To uphold the provision for arbitration, it must be held, as it is here, that the investor, at the initiation of his dealings with the broker, may relinquish certain important rights accorded him by the Securities Act. Of these, the most vital appears to be that of the burden of proof placed upon the broker to establish lack of knowledge and inability upon the exercise of reasonable care to know of an untruth or omission in statement in the sale of securities &#x2014; thus changing the rule of caveat emptor to that of caveat venditor, as the S. E. C. happily phrases it. The suggestion that perhaps the business arbitrators will be able or inclined to manipulate the burden of proof like lawyers and judges seems to me completely unreal. After all, the great purpose of arbitration is to get away from ordinary legal restrictions as to evidence and proof, and substitute the informed knowledge of the tribunal for the imperfect knowledge of technical matters acquired through ordinary court processes. But the role of the burden-of-proof concept is to canalize and control the evidence; it may often be the decisive factor in the case. Since the very purpose of arbitration is to be rid of fancy legalisms, the chief reason for arbitration is gone if the arbitrators are to act only like lawyers and judges. Actually the suggestion cannot be carried out in any real sense; the arbitrators will act according to their business background and there will be no way &#x2014; unless they volunteer foolish explanations in their decision &#x2014; of checking what they do. So what is most desirable in the ordinary arbitration becomes a clear loss of statutory right here.
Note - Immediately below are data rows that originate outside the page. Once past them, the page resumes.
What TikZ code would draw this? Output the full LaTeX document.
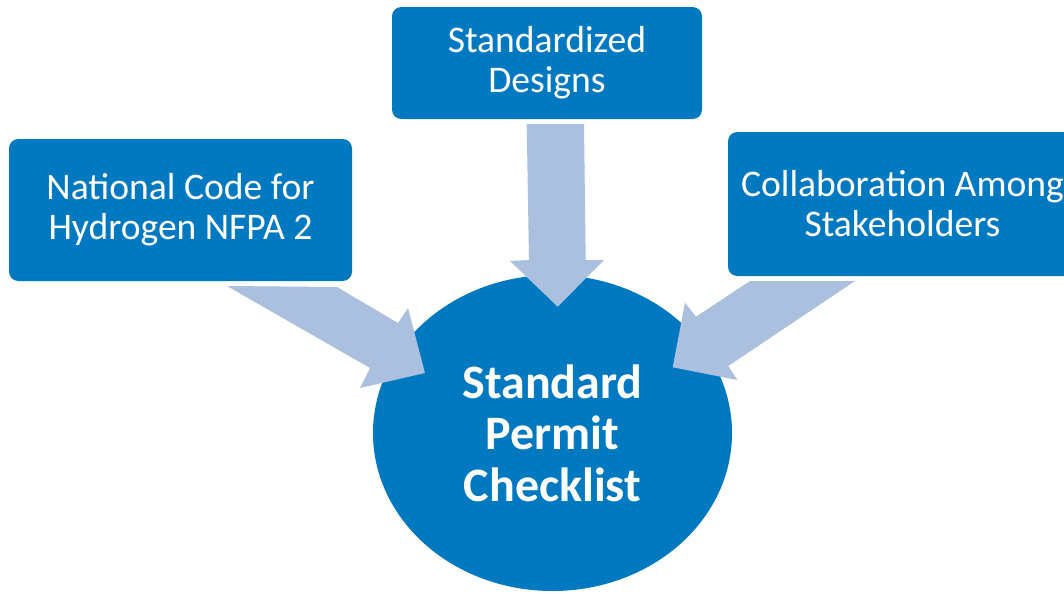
\documentclass[tikz,border=0pt]{standalone}
\usepackage{fontspec}
\setmainfont{Carlito}
\usetikzlibrary{shapes.geometric}
\definecolor{boxblue}{RGB}{0,121,193}
\definecolor{arrowblue}{RGB}{171,192,222}
\begin{document}
\begin{tikzpicture}[x=0.75pt,y=-0.75pt,
  box/.style={rectangle, rounded corners=7pt, fill=boxblue, draw=none,
    text=white, align=center, inner sep=0pt,
    font=\fontsize{28.2pt}{30pt}\selectfont},
  hub/.style={ellipse, fill=boxblue, draw=none, text=white, align=center,
    inner sep=0pt, minimum width=269.25pt, minimum height=237pt,
    font=\fontsize{36pt}{38.6pt}\selectfont\bfseries},
  blockarrow/.style={fill=arrowblue, draw=none}]
\useasboundingbox (0,0) rectangle (1064,593);
\fill[white] (0,0) rectangle (1064,593);
\clip (0,0) rectangle (1064,593);
% boxes
\node[box, minimum width=257.25pt, minimum height=106.5pt] (nfpa) at (180.5,210)
  {National Code for\\Hydrogen NFPA 2};
\node[box, minimum width=232.5pt, minimum height=84pt] (designs) at (547,63)
  {Standardized\\Designs};
\node[box, minimum width=261.75pt, minimum height=108pt] (collab) at (902.5,204)
  {Collaboration Among\\Stakeholders};
% hub
\node[hub] (permit) at (552.5,433) {Standard\\Permit\\Checklist};
% block arrows
\fill[blockarrow] (526.7,124) -- (584,124) -- (585.7,260) -- (604,260)
  -- (557.7,306.7) -- (510,261) -- (529,260) -- cycle;
\fill[blockarrow] (227,286) -- (337,287) -- (398,323) -- (408,308)
  -- (425,373) -- (360,388) -- (370,368) -- cycle;
\fill[blockarrow] (750,281) -- (855,281) -- (728.3,366) -- (737.3,380)
  -- (672.7,367.3) -- (685,302.7) -- (696,316.7) -- cycle;
\end{tikzpicture}
\end{document}
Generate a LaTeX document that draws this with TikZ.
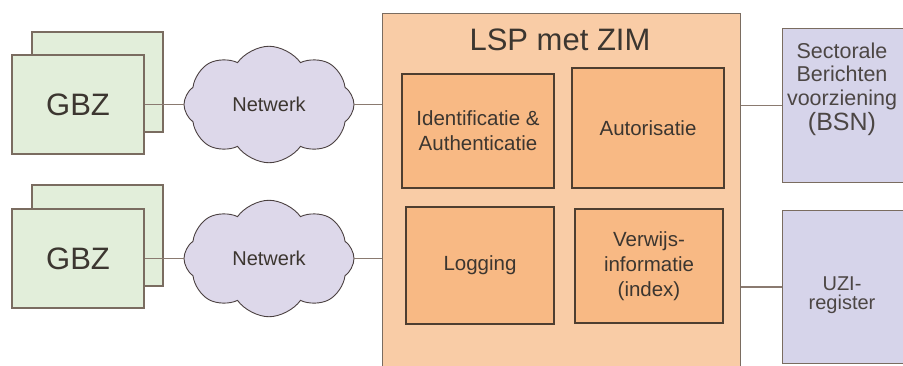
\documentclass[tikz,border=0pt]{standalone}
\usepackage{fontspec}
\setmainfont{Liberation Sans}
\usetikzlibrary{shapes.symbols}
\definecolor{gbzfill}{HTML}{E2EEDA}
\definecolor{edgec}{HTML}{7A6C60}
\definecolor{cloudfill}{HTML}{DDD8EA}
\definecolor{cloudedge}{HTML}{4A4040}
\definecolor{lspfill}{HTML}{F9CCA6}
\definecolor{modfill}{HTML}{F8B984}
\definecolor{modedge}{HTML}{4E3E30}
\definecolor{extfill}{HTML}{D6D4EA}
\definecolor{txt}{HTML}{3C3630}
\definecolor{exttxtc}{HTML}{4C4644}
\definecolor{linec}{HTML}{8A7A70}
\tikzset{
  gbzbox/.style={draw=edgec, line width=1.2pt, fill=gbzfill, minimum width=#1, inner sep=0pt},
  cloudbox/.style={cloud, cloud puffs=8, cloud puff arc=110, draw=cloudedge, line width=0.9pt, fill=cloudfill, minimum width=170pt, minimum height=90pt, inner sep=0pt, text=txt, font=\fontsize{20}{24}\selectfont},
  modbox/.style={draw=modedge, line width=1.1pt, fill=modfill, inner sep=0pt, text=txt, align=center, font=\fontsize{20.5}{25}\selectfont},
  extbox/.style={draw=edgec, line width=1.2pt, fill=extfill, inner sep=0pt},
  conn/.style={draw=linec, line width=1.1pt},
  bigtxt/.style={text=txt, font=\fontsize{31}{36}\selectfont},
  exttxt/.style={text=exttxtc, align=center, inner sep=0pt}
}
\begin{document}
\begin{tikzpicture}[x=1pt,y=-1pt]
\clip (0,0) rectangle (903,365);
\fill[white] (0,0) rectangle (903,365);
% GBZ top
\node[gbzbox=131pt, minimum height=100pt] (g1b) at (97.5,82) {};
\node[gbzbox=132pt, minimum height=99pt, bigtxt] (g1) at (78,104.5) {GBZ};
% GBZ bottom
\node[gbzbox=131pt, minimum height=101pt] (g2b) at (97.5,235.5) {};
\node[gbzbox=132pt, minimum height=99pt, bigtxt] (g2) at (78,258.5) {GBZ};
% clouds
\node[cloudbox] (c1) at (269,104.5) {Netwerk};
\node[cloudbox] (c2) at (269,258.5) {Netwerk};
% LSP
\node[draw=edgec, line width=1.2pt, fill=lspfill, minimum width=358pt, minimum height=400pt, anchor=north west, inner sep=0pt] (lsp) at (382,13) {};
\node[bigtxt, anchor=center] (lsptitle) at (560,40) {LSP met ZIM};
\node[modbox, minimum width=152pt, minimum height=114pt] (ident) at (478,131) {Identificatie \&\\Authenticatie};
\node[modbox, minimum width=152pt, minimum height=120pt] (autor) at (648,128) {Autorisatie};
\node[modbox, minimum width=148pt, minimum height=117pt] (logg) at (480,265.5) {Logging};
\node[modbox, minimum width=148pt, minimum height=114pt] (verw) at (649,266) {Verwijs-\\informatie\\(index)};
% external
\node[extbox, minimum width=130pt, minimum height=154pt, anchor=north west] (sect) at (782,28) {};
\node[exttxt, font=\fontsize{21.5}{23.5}\selectfont] (secttxt) at (842,76) {Sectorale\\Berichten\\voorziening};
\node[exttxt, font=\fontsize{25}{28}\selectfont] (bsn) at (842,124) {(BSN)};
\node[extbox, minimum width=130pt, minimum height=153pt, anchor=north west] (uzi) at (782,210) {};
\node[exttxt, font=\fontsize{20}{19}\selectfont] (uzitxt) at (842,295) {UZI-\\register};
% connectors
\draw[conn] (g1.east) -- (c1.west);
\draw[conn] (g2.east) -- (c2.west);
\draw[conn] (c1.east) -- (lsp.west |- c1.east);
\draw[conn] (c2.east) -- (lsp.west |- c2.east);
\draw[conn] (lsp.east |- sect.west) -- (sect.west);
\draw[conn] (lsp.east |- 0,287) coordinate (u0) -- (uzi.west |- u0);
\end{tikzpicture}
\end{document}
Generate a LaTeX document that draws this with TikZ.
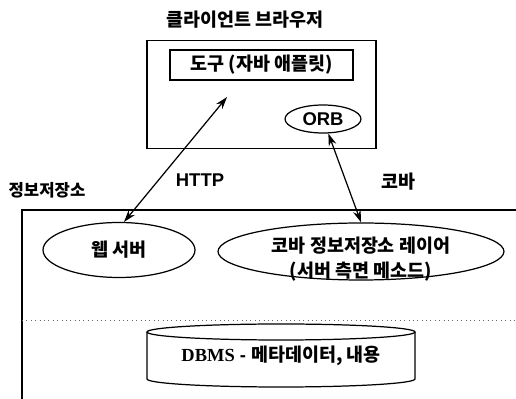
\documentclass[tikz,border=0pt]{standalone}
\usepackage{fontspec}
\setmainfont{Liberation Sans}
\newfontfamily\kr{Noto Sans CJK KR}
\newfontfamily\dbfont{Liberation Serif}
\usetikzlibrary{shapes.geometric,arrows.meta}

\begin{document}
\begin{tikzpicture}[scale=0.02]
\tikzstyle{every node}+=[inner sep=0pt, font=\fontsize{10.5}{12}\selectfont\bfseries]
\tikzstyle{frame}=[draw=black, line width=0.9pt]
\tikzstyle{oval}=[draw=black, ellipse, line width=0.7pt]
\tikzstyle{link}=[black, line width=0.7pt, {Stealth[length=7pt,width=4.5pt]}-{Stealth[length=7pt,width=4.5pt]}]
\useasboundingbox (0,0) rectangle (516,-399);
% client side
\node (clienttitle) at (245,-20) {\kr 클라이언트 브라우저};
\node [frame, minimum width=4.58cm, minimum height=2.16cm] (browser) at (261.5,-94.5) {};
\node [frame, minimum width=3.66cm, minimum height=0.6cm] (tool) at (261.5,-65) {\kr 도구 (자바 애플릿)};
\node [oval, minimum width=1.52cm, minimum height=0.56cm] (orb) at (323,-119) {ORB};
\coordinate (httpend) at (227,-97);
% repository side
\node [font=\fontsize{9.5}{11}\selectfont\bfseries] (repotitle) at (47,-190) {\kr 정보저장소};
\draw [black, line width=0.9pt] (520,-210) -| (22,-402);
\draw [black!60, dotted, line width=0.5pt] (22,-320) -- (516,-320);
\node [oval, minimum width=3.04cm, minimum height=1.1cm] (web) at (119,-250) {\kr 웹 서버};
\node [oval, minimum width=5.72cm, minimum height=1.14cm] (layer) at (361,-251.5) {};
\node [align=center] (layertext) at (361,-259) {\kr 코바 정보저장소 레이어\\[2pt]\kr (서버 측면 메소드)};
% database drum
\coordinate (dbms) at (281,-356);
\draw [black, line width=0.7pt] (281,-332) ellipse (134 and 8);
\draw [black, line width=0.7pt] (147,-332) -- (147,-379) arc (180:360:134 and 8) -- (415,-332);
\node (dbmstext) at (dbms) {{\dbfont DBMS} - \kr 메타데이터, 내용};
% connections
\draw [link] (httpend) -- (web.80);
\node (http) at (200,-180) {HTTP};
\draw [link] (orb.-70) -- (layer.north);
\node (corba) at (398,-182) {\kr 코바};
\end{tikzpicture}
\end{document}
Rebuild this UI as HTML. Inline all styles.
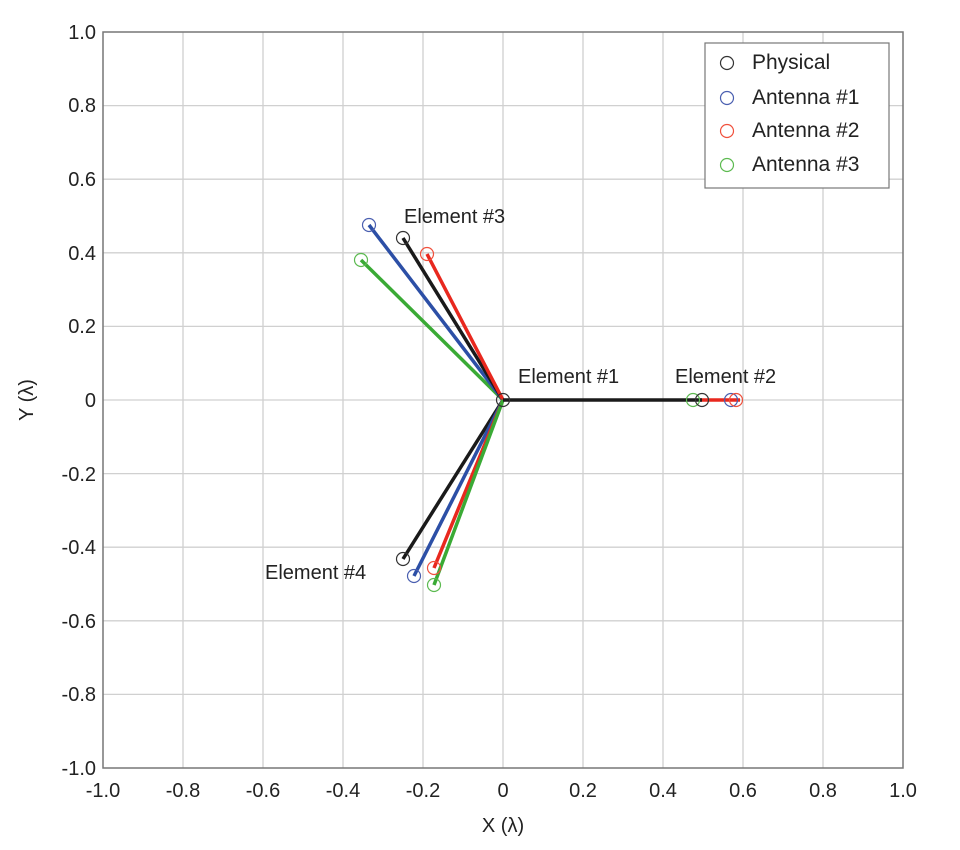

While I do not think decision on the point now necessary, I do submit with all deference that there is the greatest difference between a binding agreement for compulsory arbitration at the beginning of any transaction and an arbitration mutually acceptable after a breach as a method of settlement of an already existing dispute. The analogy of releases under the Federal Employers' Liability Act, 45 U.S.C.A. § 51 et seq., invalid prior to any accident, but valid if fairly and reasonably made in settlement of an existing claim, seems persuasive. See Callen v. Pennsylvania R. Co., 332 U.S. 625, 68 S.Ct. 296, 92 L.Ed. 242; Krenger v. Pennsylvania R. Co., 2 Cir., 174 F.2d 556, certiorari denied Pennsylvania R. Co. v. Krenger, 338 U.S. 866, 70 S.Ct. 140, 94 L.Ed. 531; Boyd v. Grand Trunk Western R. Co., 338 U.S. 263, 70 S.Ct. 26, 94 L.Ed. 55.